Maximizing information, minimizing costs: Optimal selection of variables in multi-label classification
The article "Cost-constrained feature selection in multilabel classification using an information-theoretic approach " has been published in the Pattern Recognition journal. The article was co-authored by Tomasz Klonecki, a student of the Information and Biomedical Technologies Polish Academy of Sciences (TIB PAN) Doctoral School, Dr. Paweł Teisseyre from the Institute of Computer Science of the Polish Academy of Sciences and Prof. Jaesung Lee from Chung-Ang University, Rebublic of Korea.
In the paper, the authors proposed a new method of selecting variables for the multi-label classification model. Multi-label classification refers to a situation where multiple target variables are predicted simultaneously (for example, different diseases in a patient) based on explanatory variables. Contrary to existing approaches, the described method makes it possible to take into account information about the costs associated with obtaining variable values. The algorithm is based on the use of the information theory to define a variable importance measure.

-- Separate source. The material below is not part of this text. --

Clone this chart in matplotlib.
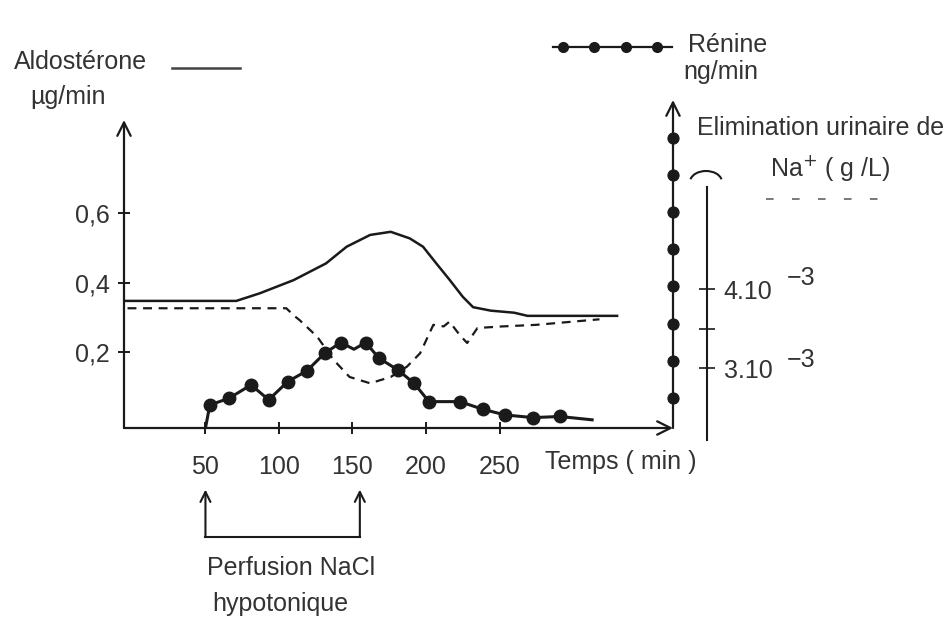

The problem of cost-sensitive variable selection, described in the paper, is of great practical importance, especially in medical applications where the acquisition of variable values is often associated with very high costs (performance of tests or diagnostic examinations). The presented method can be used in conjunction with any classification model (linear classifiers, neural networks). It can be recommended when the budget for obtaining variable values is limited.
The work summarizes part of the research conducted by Tomasz Klonecki as part of the preparation of his doctoral thesis.
The article is available on the publisher website: doi: 10.1016/j.patcog.2023.109605.